The anti-chafing lotion can also reduce friction if you’re going to be shifting around a lot in the saddle. This is especially the case if you are riding on rough unpaved surfaces.
Apart from riding in these extreme circumstances, you may not need to smear any lotion or balm to prevent friction.
Normally, good-quality bike shorts should protect your skin against chafing, even if you don’t use chamois cream.
Keep Your Bike Shorts Clean
Lastly, you want to wash your bike shorts after every ride, particularly longer rides.
Sweat and dirt can quickly build up in chamois and that’s a health risk.
Consider rinsing your shorts if you only take short trips. But make sure to thoroughly wash the shorts after using them two to three times.
Whether you hand wash or put your shorts in the machine depends on the manufacturer’s instructions. And whether or not you dry them on the line is up to you.
But you don’t want to bake them in the sun!

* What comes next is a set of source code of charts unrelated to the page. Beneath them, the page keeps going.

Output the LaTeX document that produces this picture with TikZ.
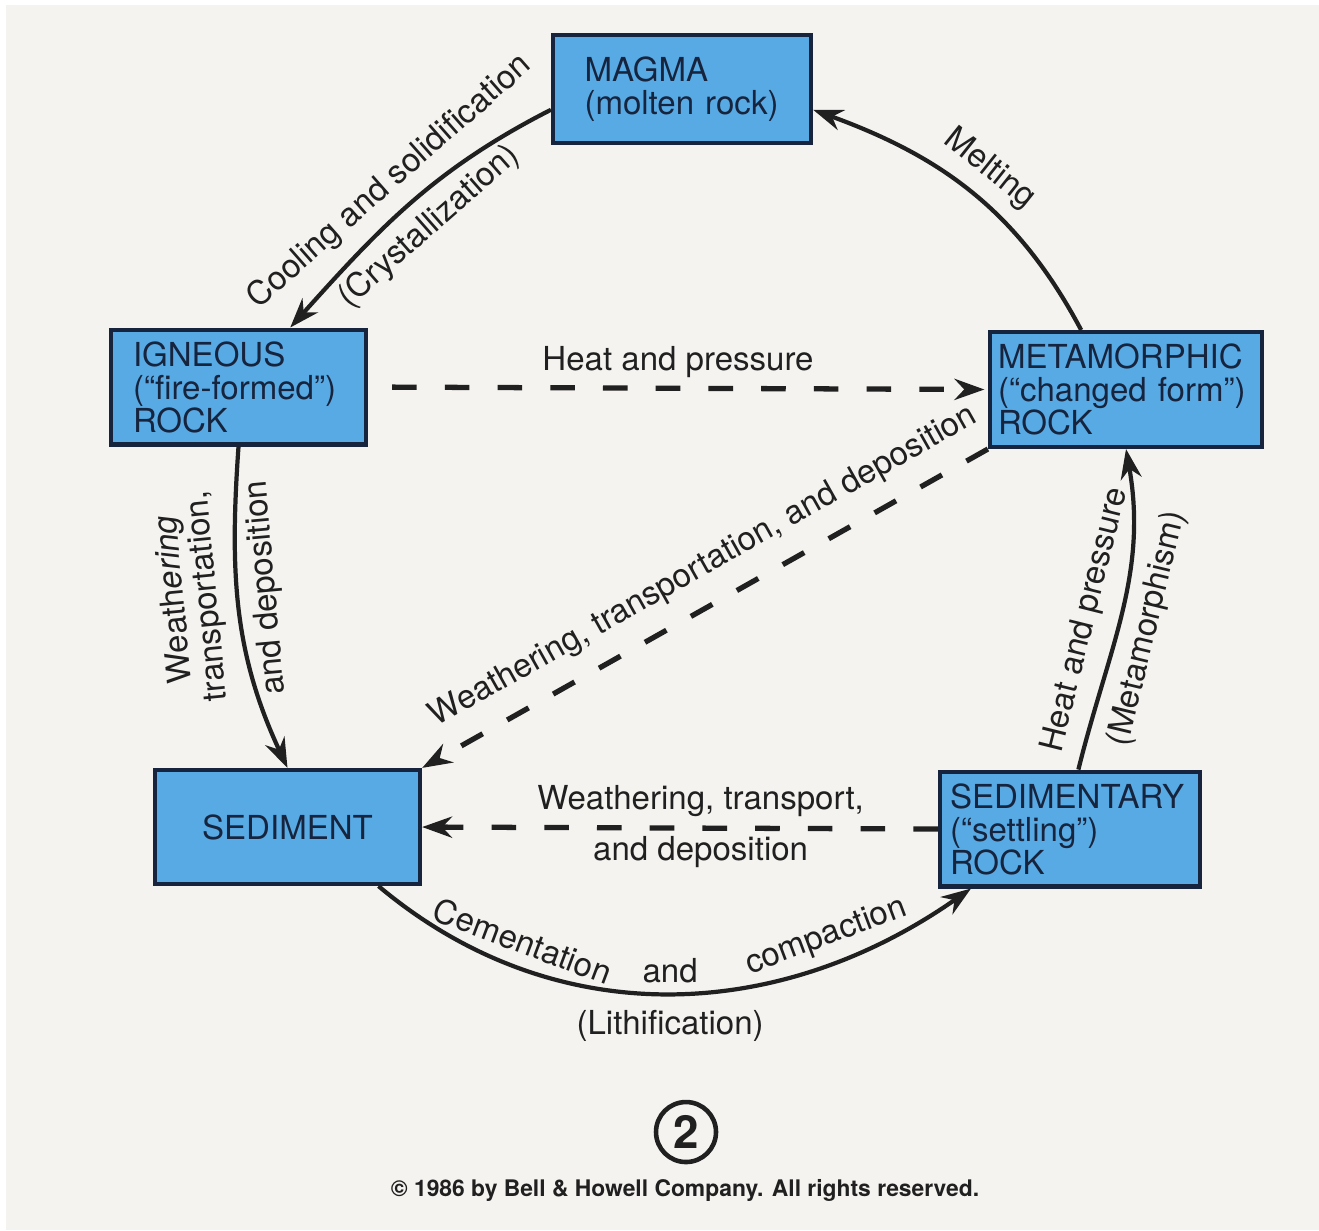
\documentclass[tikz,border=0pt]{standalone}
\usepackage{fontspec}
\setmainfont{TeX Gyre Heros}
\usepackage{tikz}
\usetikzlibrary{arrows.meta,positioning}
\definecolor{rockblue}{RGB}{88,170,228}
\definecolor{boxline}{RGB}{22,36,62}
\definecolor{paper}{RGB}{245,243,240}
\definecolor{ink}{RGB}{32,32,32}
\newcommand{\labelsize}{\fontsize{9.4pt}{9.4pt}\selectfont}

\begin{document}
\begin{tikzpicture}[x=0.1mm, y=0.1mm, font=\labelsize, text=ink,
        rock/.style = {draw=boxline, fill=rockblue, line width=1.2pt, text=boxline, align=left, inner xsep=0pt},
        flow/.style = {draw=ink, line width=1.2pt, >={Stealth[length=8.5pt,width=6pt]}, ->},
        dashflow/.style = {flow, line width=1.5pt, dash pattern=on 7pt off 8pt}]
            \fill[white] (0,0) rectangle (1319,-1230);
            \fill[paper] (6,-5) rectangle (1319,-1230);

            \node [rock, minimum width=2.58cm, minimum height=1.08cm, text width=1.95cm] (magma) at (682,-89) {MAGMA\\(molten rock)};
            \node [rock, minimum width=2.55cm, minimum height=1.08cm, text width=2.11cm] (ign) at (238.5,-387) {IGNEOUS\\(“fire-formed”)\\ROCK};
            \node [rock, minimum width=2.72cm, minimum height=1.05cm, text width=2.56cm] (meta) at (1126,-389.5) {METAMORPHIC\\(“changed form”)\\ROCK};
            \node [rock, minimum width=2.65cm, minimum height=1.14cm, align=center] (sed) at (287.5,-827) {SEDIMENT};
            \node [rock, minimum width=2.60cm, minimum height=1.14cm, text width=2.40cm] (sedy) at (1070,-829) {SEDIMENTARY\\(“settling”)\\ROCK};

            \draw [flow] (magma.189) to[out=207, in=48]
                node [sloped, above] {Cooling and solidification}
                node [sloped, below] {(Crystallization)} (ign.49);
            \draw [flow] (meta.127) to[out=118, in=-20]
                node [sloped, above] {Melting} (magma.-9);
            \draw [flow, <-] (sed.north) to[out=115, in=-94]
                node [pos=0.56, sloped, allow upside down, above, align=center] {Weath\textit{ering}\\transportation,}
                node [pos=0.57, sloped, allow upside down, below] {and deposition} (ign.south);
            \draw [flow] (sedy.82) to[out=76, in=-80]
                node [pos=0.44, sloped, allow upside down, above=1pt] {Heat and pressure}
                node [pos=0.46, sloped, allow upside down, below] {(Metamorphism)} (meta.south);
            \draw [flow] (sed.-33) to[out=-40, in=-145]
                node [pos=0.24, sloped, above] {Cementation}
                node [pos=0.5, above=-1pt] {and}
                node [pos=0.77, sloped, above=-1pt] {compaction}
                node [pos=0.5, below=1pt] {(Lithification)} (sedy.211);

            \draw [dashflow, shorten <=0.24cm, shorten >=1pt] (ign.east) -- node [above=-1pt] {Heat and pressure} (meta.west);
            \draw [dashflow] (meta.south west) -- node [pos=0.47, sloped, above=2pt] {Weathering, transportation, and deposition} (sed.north east);
            \draw [dashflow] (sedy.west) -- node [pos=0.46, above=-0.7pt] {Weathering, transport,}
                node [pos=0.46, below=-1.8pt] {and deposition} (sed.east);

            \node [circle, draw=ink, line width=1.3pt, minimum size=0.6cm, inner sep=0pt, font=\fontsize{13pt}{13pt}\selectfont\bfseries] (fignum) at (686,-1132) {2};
            \node [font=\fontsize{6.5pt}{6.5pt}\selectfont\bfseries] (copyline) at (685,-1190) {\textcopyright{} 1986 by Bell \& Howell Company. All rights reserved.};
\end{tikzpicture}
\end{document}
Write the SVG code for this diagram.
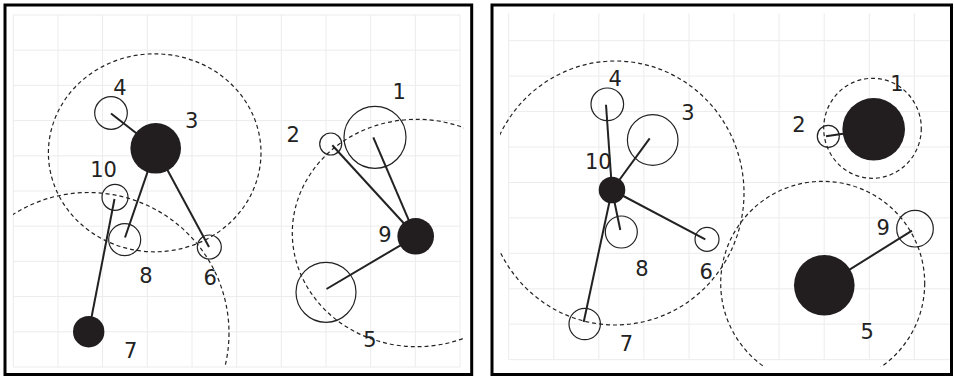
<svg xmlns="http://www.w3.org/2000/svg" width="954" height="376" viewBox="0 0 954 376">
<style>
.grid line{stroke:#ececec;stroke-width:1}
.frame{fill:none;stroke:#000;stroke-width:3}
.range{fill:none;stroke:#222;stroke-width:1.2;stroke-dasharray:4 3}
.open{fill:none;stroke:#222;stroke-width:1.2}
.solid{fill:#221e1f;stroke:none}
.conn line{stroke:#222;stroke-width:2}
text{font-family:"DejaVu Sans","Liberation Sans",sans-serif;font-size:21px;fill:#222;text-anchor:middle}
</style>
<defs>
<clipPath id="clipL"><rect x="13" y="8" width="451" height="359"/></clipPath>
<clipPath id="clipR"><rect x="500" y="8" width="450" height="358.7"/></clipPath>
</defs>
<rect width="954" height="376" fill="#fff"/>
<g class="grid" id="gridL">
<line x1="13.3" y1="15" x2="13.3" y2="367"/><line x1="58" y1="15" x2="58" y2="367"/><line x1="102.6" y1="15" x2="102.6" y2="367"/><line x1="147.3" y1="15" x2="147.3" y2="367"/><line x1="192" y1="15" x2="192" y2="367"/><line x1="236.7" y1="15" x2="236.7" y2="367"/><line x1="281.3" y1="15" x2="281.3" y2="367"/><line x1="326" y1="15" x2="326" y2="367"/><line x1="370.7" y1="15" x2="370.7" y2="367"/><line x1="415.3" y1="15" x2="415.3" y2="367"/><line x1="460" y1="15" x2="460" y2="367"/>
<line x1="13.3" y1="15" x2="460" y2="15"/><line x1="13.3" y1="50.2" x2="460" y2="50.2"/><line x1="13.3" y1="85.4" x2="460" y2="85.4"/><line x1="13.3" y1="120.6" x2="460" y2="120.6"/><line x1="13.3" y1="155.8" x2="460" y2="155.8"/><line x1="13.3" y1="191" x2="460" y2="191"/><line x1="13.3" y1="226.2" x2="460" y2="226.2"/><line x1="13.3" y1="261.4" x2="460" y2="261.4"/><line x1="13.3" y1="296.6" x2="460" y2="296.6"/><line x1="13.3" y1="331.8" x2="460" y2="331.8"/><line x1="13.3" y1="367" x2="460" y2="367"/>
</g>
<g class="grid" id="gridR">
<line x1="508.7" y1="13.3" x2="508.7" y2="359.7"/><line x1="553.8" y1="13.3" x2="553.8" y2="359.7"/><line x1="598.8" y1="13.3" x2="598.8" y2="359.7"/><line x1="643.9" y1="13.3" x2="643.9" y2="359.7"/><line x1="689" y1="13.3" x2="689" y2="359.7"/><line x1="734" y1="13.3" x2="734" y2="359.7"/><line x1="779.1" y1="13.3" x2="779.1" y2="359.7"/><line x1="824.2" y1="13.3" x2="824.2" y2="359.7"/><line x1="869.3" y1="13.3" x2="869.3" y2="359.7"/><line x1="914.3" y1="13.3" x2="914.3" y2="359.7"/>
<line x1="508.7" y1="40.7" x2="950" y2="40.7"/><line x1="508.7" y1="76.1" x2="950" y2="76.1"/><line x1="508.7" y1="111.6" x2="950" y2="111.6"/><line x1="508.7" y1="147" x2="950" y2="147"/><line x1="508.7" y1="182.5" x2="950" y2="182.5"/><line x1="508.7" y1="217.9" x2="950" y2="217.9"/><line x1="508.7" y1="253.3" x2="950" y2="253.3"/><line x1="508.7" y1="288.8" x2="950" y2="288.8"/><line x1="508.7" y1="324.2" x2="950" y2="324.2"/><line x1="508.7" y1="359.7" x2="950" y2="359.7"/>
</g>
<rect class="frame" x="5" y="5" width="466.7" height="369.5"/>
<rect class="frame" x="492" y="5" width="459.5" height="369.5"/>
<g id="rangesL" clip-path="url(#clipL)">
<ellipse class="range" cx="154.7" cy="152.8" rx="106.3" ry="99"/>
<circle class="range" cx="88.5" cy="333" r="140.5"/>
<ellipse class="range" cx="416.7" cy="233" rx="124.4" ry="113.7"/>
</g>
<g id="rangesR" clip-path="url(#clipR)">
<ellipse class="range" cx="615.3" cy="193" rx="128.7" ry="132"/>
<ellipse class="range" cx="872.5" cy="128.3" rx="48.8" ry="50"/>
<circle class="range" cx="822.7" cy="283.3" r="102"/>
</g>
<g class="conn" id="connectors">
<line x1="111" y1="113.5" x2="155.7" y2="148.3"/>
<line x1="155.7" y1="148.3" x2="125" y2="237.5"/>
<line x1="155.7" y1="148.3" x2="209" y2="247"/>
<line x1="88.7" y1="331.7" x2="114.5" y2="199"/>
<line x1="415.7" y1="236.3" x2="373.3" y2="137.3"/>
<line x1="415.7" y1="236.3" x2="332.3" y2="145.3"/>
<line x1="415.7" y1="236.3" x2="326.5" y2="289"/>
<line x1="612" y1="190" x2="606" y2="104.7"/>
<line x1="612" y1="190" x2="649.7" y2="138.3"/>
<line x1="612" y1="190" x2="620.3" y2="230"/>
<line x1="612" y1="190" x2="705.3" y2="239.3"/>
<line x1="612" y1="190" x2="583.7" y2="322"/>
<line x1="826" y1="136.3" x2="873.7" y2="129.3"/>
<line x1="824.3" y1="285.3" x2="912" y2="230.7"/>
</g>
<g id="L-node-1"><circle class="open" cx="375" cy="137.3" r="31"/><text x="399.2" y="99.4">1</text></g>
<g id="L-node-2"><circle class="open" cx="330.7" cy="144" r="11"/><text x="293.2" y="142.4">2</text></g>
<g id="L-node-3"><circle class="solid" cx="155.7" cy="148.3" r="25.3"/><text x="191.8" y="128">3</text></g>
<g id="L-node-4"><circle class="open" cx="111" cy="113" r="16.3"/><text x="120" y="94.7">4</text></g>
<g id="L-node-5"><circle class="open" cx="326" cy="292.3" r="30"/><text x="370" y="346.7">5</text></g>
<g id="L-node-6"><circle class="open" cx="209.3" cy="247" r="12"/><text x="210.3" y="284.5">6</text></g>
<g id="L-node-7"><circle class="solid" cx="88.7" cy="331.7" r="15.7"/><text x="130.8" y="358.2">7</text></g>
<g id="L-node-8"><circle class="open" cx="124.7" cy="239.7" r="16"/><text x="146" y="283.4">8</text></g>
<g id="L-node-9"><circle class="solid" cx="415.7" cy="236.3" r="18.3"/><text x="385" y="242.2">9</text></g>
<g id="L-node-10"><circle class="open" cx="115" cy="197.3" r="13"/><text x="103.5" y="176.7">10</text></g>
<g id="R-node-1"><circle class="solid" cx="873.7" cy="129.3" r="31.3"/><text x="897" y="90.5">1</text></g>
<g id="R-node-2"><circle class="open" cx="828.3" cy="136.3" r="11"/><text x="799" y="131.5">2</text></g>
<g id="R-node-3"><circle class="open" cx="652.7" cy="140" r="25.3"/><text x="688" y="120">3</text></g>
<g id="R-node-4"><circle class="open" cx="607.3" cy="104.3" r="16.3"/><text x="615.3" y="85.9">4</text></g>
<g id="R-node-5"><circle class="solid" cx="824.3" cy="285.3" r="30.3"/><text x="867.3" y="339.4">5</text></g>
<g id="R-node-6"><circle class="open" cx="707" cy="239.3" r="12"/><text x="706.3" y="278.5">6</text></g>
<g id="R-node-7"><circle class="open" cx="584.7" cy="324" r="15.7"/><text x="626.5" y="350.7">7</text></g>
<g id="R-node-8"><circle class="open" cx="621.3" cy="232" r="16"/><text x="642" y="275.7">8</text></g>
<g id="R-node-9"><circle class="open" cx="915" cy="228.7" r="18.3"/><text x="883.2" y="235">9</text></g>
<g id="R-node-10"><circle class="solid" cx="612" cy="190" r="13.3"/><text x="598.3" y="169.4">10</text></g>
</svg>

Your shorts fabric can start to age prematurely if you expose them to UV light.
What about Underwear?
You want to skip wearing underwear if cycling is on the agenda for the day.
Yes, it is best to “go commando” if you to get the full benefits of your bike shorts while in the saddle.
First, underwear under your bike shorts adds seams. That’s the last you want when cycling.
Seams will cause chafing! That’s an experience you want to avoid at all costs, especially if you plan to ride over long distances. The friction is very uncomfortable.
And it doesn’t end there.
Wearing underwear means you have to deal with excessive moisture since the fabric typically holds in moisture.
You don’t have to be a pro cyclist to know that sweat causes terrible odor due to the presence of bacteria.
Besides, what’s the point of having chamois if you’ll still wear underwear?
Chamois prevents chafing. It is also great at wicking away moisture or sweat and dries up pretty quickly. That means less buildup of bacteria.
Bottom line: ditch the underwear!
If you must go cycling, do yourself a world of good and avoid wearing anything under your bike shorts.
“Do you wear underwear with bike shorts?” There’s no need to feel embarrassed about asking that question.
No one expects you to have all the answers, especially if you’re new to cycling.
Chamois is your friend and should take care of your skin right next to your bike shorts. That means you don’t need to wear anything underneath.
So, go ahead and get good-quality cycling-specific shorts today! You deserve all the comfort you can get while cycling.